Set task
Quote exactly the lines from the start of the entries to the one with "W, H = 1164, 1405", both ends included.

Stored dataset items
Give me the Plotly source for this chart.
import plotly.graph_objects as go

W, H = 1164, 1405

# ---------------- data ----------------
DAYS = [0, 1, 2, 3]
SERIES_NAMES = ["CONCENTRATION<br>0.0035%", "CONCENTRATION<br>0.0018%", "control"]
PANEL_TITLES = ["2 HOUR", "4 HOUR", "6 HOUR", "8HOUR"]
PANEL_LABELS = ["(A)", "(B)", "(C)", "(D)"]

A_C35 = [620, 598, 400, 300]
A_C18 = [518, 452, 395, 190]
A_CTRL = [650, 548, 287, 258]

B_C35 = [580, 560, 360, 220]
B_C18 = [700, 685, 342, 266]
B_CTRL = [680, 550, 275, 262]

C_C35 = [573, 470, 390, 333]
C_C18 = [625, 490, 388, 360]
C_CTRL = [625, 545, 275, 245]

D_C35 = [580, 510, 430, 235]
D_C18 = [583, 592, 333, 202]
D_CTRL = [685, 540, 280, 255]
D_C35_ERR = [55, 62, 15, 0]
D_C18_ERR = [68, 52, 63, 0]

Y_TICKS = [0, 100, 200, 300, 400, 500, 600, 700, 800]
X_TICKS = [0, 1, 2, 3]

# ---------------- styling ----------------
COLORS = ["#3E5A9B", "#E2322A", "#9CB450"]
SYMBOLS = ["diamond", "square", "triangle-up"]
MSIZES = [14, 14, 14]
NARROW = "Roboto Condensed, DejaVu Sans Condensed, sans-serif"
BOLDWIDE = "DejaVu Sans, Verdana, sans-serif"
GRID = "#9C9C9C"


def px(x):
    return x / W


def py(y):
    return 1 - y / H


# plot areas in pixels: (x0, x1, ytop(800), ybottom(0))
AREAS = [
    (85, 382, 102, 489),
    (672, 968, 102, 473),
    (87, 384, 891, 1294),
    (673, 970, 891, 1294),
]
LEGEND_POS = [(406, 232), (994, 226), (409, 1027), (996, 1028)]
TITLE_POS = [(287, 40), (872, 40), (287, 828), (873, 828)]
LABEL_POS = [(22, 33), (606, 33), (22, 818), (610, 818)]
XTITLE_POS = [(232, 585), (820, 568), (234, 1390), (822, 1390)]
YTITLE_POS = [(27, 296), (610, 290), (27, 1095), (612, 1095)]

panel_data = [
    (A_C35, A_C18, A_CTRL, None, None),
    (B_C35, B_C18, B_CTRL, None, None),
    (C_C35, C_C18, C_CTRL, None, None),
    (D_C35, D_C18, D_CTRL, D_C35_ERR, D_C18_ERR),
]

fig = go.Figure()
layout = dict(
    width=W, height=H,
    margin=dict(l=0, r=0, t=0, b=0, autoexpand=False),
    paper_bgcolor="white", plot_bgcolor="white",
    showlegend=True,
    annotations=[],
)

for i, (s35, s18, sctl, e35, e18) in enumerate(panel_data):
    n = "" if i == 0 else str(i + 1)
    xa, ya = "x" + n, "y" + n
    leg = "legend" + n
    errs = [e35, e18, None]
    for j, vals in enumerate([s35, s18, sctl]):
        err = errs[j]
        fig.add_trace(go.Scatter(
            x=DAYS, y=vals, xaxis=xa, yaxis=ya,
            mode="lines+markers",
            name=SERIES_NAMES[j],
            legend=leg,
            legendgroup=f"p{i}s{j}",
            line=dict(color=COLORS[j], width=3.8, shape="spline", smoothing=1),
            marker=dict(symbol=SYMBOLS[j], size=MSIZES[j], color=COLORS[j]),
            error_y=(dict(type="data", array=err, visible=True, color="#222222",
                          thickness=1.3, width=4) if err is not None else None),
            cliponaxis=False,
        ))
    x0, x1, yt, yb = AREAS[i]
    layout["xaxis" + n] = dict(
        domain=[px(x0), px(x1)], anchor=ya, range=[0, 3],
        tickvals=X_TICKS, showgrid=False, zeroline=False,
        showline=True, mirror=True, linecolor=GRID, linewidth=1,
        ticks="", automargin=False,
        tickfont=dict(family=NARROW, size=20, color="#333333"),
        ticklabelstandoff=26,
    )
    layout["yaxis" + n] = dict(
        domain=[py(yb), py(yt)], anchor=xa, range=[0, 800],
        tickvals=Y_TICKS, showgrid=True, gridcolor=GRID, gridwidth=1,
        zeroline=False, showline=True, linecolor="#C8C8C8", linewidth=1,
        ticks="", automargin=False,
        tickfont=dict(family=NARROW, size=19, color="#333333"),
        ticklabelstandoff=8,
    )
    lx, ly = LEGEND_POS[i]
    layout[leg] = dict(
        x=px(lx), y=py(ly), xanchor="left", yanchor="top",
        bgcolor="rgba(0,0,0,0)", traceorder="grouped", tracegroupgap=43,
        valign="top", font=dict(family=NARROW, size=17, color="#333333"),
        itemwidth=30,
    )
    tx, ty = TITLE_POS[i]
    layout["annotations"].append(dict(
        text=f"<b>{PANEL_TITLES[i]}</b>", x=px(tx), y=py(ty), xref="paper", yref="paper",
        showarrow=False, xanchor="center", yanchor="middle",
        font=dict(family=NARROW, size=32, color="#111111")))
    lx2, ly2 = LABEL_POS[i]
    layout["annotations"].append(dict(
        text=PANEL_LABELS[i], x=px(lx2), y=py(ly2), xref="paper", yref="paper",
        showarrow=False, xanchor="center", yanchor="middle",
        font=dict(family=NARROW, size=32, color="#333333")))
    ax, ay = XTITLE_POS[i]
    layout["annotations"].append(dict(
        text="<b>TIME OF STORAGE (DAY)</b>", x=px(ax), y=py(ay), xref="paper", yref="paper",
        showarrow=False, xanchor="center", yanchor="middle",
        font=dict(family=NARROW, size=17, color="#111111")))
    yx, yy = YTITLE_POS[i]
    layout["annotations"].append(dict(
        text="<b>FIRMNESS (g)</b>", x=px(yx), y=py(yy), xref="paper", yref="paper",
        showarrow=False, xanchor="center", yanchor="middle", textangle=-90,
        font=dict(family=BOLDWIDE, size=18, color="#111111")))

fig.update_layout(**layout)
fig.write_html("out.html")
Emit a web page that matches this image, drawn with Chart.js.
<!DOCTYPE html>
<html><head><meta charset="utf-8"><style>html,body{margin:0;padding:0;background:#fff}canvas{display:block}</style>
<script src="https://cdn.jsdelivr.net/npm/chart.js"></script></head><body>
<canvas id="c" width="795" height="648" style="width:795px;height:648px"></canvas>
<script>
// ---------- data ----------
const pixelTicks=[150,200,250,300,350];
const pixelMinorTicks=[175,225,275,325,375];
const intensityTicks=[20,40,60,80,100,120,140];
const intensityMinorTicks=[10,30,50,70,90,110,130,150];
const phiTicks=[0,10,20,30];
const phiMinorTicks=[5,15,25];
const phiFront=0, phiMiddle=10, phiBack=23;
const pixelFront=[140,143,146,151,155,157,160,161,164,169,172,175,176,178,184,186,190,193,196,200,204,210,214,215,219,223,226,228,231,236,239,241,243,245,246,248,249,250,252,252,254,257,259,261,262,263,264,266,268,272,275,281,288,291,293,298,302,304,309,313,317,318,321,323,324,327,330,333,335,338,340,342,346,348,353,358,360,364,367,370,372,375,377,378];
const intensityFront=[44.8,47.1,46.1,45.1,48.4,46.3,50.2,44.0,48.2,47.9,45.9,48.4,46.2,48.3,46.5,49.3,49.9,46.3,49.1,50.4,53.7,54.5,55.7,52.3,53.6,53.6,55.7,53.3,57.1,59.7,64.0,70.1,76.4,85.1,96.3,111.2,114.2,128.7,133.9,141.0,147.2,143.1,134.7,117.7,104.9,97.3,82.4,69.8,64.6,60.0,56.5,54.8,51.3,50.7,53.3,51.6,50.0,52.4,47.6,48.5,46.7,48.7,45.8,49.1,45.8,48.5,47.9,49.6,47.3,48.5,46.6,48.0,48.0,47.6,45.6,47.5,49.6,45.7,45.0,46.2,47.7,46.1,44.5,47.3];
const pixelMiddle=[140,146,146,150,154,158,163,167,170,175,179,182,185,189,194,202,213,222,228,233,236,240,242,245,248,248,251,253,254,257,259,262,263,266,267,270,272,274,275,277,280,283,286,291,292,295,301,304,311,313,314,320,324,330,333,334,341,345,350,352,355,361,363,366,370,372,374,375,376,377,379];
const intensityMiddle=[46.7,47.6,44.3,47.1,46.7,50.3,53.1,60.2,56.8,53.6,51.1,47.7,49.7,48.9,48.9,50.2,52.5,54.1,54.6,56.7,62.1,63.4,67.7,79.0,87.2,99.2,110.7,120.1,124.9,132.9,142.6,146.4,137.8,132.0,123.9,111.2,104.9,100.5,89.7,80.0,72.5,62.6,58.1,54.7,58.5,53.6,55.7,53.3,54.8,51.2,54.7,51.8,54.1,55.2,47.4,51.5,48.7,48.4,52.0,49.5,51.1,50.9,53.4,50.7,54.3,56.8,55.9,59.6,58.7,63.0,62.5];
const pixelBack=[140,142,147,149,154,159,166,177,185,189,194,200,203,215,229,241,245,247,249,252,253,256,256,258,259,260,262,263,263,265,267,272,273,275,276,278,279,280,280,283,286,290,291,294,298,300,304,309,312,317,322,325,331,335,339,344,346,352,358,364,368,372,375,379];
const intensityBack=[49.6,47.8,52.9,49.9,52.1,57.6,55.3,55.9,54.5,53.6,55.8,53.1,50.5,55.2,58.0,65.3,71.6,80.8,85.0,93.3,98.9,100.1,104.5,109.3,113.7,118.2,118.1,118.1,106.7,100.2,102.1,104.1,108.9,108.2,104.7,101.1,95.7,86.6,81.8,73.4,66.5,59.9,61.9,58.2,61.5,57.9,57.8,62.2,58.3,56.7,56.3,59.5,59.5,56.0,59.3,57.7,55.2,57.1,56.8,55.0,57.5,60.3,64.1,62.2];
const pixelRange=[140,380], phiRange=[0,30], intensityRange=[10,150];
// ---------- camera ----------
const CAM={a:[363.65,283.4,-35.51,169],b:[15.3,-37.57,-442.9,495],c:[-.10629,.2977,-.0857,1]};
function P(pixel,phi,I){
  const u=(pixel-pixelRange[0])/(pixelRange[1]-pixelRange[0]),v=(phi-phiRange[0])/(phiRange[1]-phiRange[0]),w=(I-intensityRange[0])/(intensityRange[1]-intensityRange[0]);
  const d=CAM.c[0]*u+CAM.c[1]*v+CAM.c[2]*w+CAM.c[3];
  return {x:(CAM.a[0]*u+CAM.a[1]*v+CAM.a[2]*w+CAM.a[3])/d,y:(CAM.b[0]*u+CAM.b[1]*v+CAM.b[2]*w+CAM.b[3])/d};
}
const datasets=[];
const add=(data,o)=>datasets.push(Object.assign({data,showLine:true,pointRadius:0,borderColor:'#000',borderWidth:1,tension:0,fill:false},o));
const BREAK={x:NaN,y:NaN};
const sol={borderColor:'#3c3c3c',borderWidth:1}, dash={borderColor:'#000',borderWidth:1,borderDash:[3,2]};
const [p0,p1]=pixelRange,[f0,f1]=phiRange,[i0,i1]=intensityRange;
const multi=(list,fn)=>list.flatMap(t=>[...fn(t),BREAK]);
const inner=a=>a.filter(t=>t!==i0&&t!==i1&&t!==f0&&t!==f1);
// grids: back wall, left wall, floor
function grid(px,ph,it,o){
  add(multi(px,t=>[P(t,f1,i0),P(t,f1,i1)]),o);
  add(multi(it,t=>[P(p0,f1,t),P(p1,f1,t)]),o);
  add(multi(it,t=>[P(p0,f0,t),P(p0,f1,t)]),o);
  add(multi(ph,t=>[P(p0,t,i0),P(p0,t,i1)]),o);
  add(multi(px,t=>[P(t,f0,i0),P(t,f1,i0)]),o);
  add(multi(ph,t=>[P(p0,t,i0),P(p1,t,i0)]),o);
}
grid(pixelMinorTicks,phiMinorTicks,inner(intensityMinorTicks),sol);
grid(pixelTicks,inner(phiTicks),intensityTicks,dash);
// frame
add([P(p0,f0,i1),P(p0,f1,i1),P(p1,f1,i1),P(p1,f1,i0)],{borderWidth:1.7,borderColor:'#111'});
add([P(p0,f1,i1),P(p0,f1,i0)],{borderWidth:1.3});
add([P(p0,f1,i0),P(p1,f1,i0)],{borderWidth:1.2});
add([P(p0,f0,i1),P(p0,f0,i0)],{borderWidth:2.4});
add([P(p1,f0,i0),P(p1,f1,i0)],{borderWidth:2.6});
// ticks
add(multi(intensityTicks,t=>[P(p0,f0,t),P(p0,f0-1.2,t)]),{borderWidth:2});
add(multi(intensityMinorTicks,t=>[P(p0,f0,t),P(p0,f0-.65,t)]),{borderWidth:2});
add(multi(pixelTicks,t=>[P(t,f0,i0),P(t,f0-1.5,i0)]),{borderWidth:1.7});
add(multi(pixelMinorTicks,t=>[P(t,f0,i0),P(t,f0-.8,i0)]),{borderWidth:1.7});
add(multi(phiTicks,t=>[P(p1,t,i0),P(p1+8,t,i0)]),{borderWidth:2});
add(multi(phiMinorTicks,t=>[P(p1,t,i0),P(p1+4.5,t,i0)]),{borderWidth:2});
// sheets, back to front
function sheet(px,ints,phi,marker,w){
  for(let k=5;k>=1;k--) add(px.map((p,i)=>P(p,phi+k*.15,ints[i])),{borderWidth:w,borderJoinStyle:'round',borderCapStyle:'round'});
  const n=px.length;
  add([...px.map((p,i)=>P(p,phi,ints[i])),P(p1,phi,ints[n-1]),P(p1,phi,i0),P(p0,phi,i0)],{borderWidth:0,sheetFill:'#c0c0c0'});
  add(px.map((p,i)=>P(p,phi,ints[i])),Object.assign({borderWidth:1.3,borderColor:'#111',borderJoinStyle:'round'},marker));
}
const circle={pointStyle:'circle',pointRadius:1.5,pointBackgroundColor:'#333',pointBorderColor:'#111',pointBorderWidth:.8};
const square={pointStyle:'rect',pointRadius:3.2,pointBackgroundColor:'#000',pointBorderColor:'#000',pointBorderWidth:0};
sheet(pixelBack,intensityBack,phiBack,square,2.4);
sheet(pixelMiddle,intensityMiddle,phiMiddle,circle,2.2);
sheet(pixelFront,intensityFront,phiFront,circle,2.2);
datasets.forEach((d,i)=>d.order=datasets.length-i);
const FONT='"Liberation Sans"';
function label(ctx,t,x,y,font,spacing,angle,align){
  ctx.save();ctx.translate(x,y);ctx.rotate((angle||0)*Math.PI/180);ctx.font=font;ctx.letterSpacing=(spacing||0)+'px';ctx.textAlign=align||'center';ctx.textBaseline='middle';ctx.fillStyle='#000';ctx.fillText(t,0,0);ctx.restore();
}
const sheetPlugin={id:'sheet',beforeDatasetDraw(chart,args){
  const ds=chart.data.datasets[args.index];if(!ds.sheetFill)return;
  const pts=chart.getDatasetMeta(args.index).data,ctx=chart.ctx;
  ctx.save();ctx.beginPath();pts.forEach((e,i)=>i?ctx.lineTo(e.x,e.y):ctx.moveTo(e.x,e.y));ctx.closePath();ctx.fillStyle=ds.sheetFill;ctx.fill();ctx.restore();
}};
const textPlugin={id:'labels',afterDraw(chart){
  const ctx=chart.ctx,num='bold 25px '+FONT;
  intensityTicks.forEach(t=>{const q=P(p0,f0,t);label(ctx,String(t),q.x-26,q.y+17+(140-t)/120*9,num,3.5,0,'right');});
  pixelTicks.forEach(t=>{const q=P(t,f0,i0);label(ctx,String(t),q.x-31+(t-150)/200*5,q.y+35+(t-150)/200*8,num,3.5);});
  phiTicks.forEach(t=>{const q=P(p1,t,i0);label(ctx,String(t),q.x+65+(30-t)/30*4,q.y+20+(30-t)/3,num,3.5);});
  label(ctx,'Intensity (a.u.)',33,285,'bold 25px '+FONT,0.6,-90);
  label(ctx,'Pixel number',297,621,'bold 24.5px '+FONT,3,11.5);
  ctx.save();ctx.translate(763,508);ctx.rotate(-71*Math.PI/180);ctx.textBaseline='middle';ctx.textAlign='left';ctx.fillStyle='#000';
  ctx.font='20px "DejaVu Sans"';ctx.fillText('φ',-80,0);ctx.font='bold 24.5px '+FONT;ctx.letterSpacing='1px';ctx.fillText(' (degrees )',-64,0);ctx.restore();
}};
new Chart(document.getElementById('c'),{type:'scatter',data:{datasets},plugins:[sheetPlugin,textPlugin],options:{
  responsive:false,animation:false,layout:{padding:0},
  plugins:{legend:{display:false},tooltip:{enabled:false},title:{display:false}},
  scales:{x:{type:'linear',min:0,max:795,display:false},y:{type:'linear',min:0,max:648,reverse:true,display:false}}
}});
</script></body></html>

Answer for the task
Give me the Plotly source for this chart.
import plotly.graph_objects as go

W, H = 1164, 1405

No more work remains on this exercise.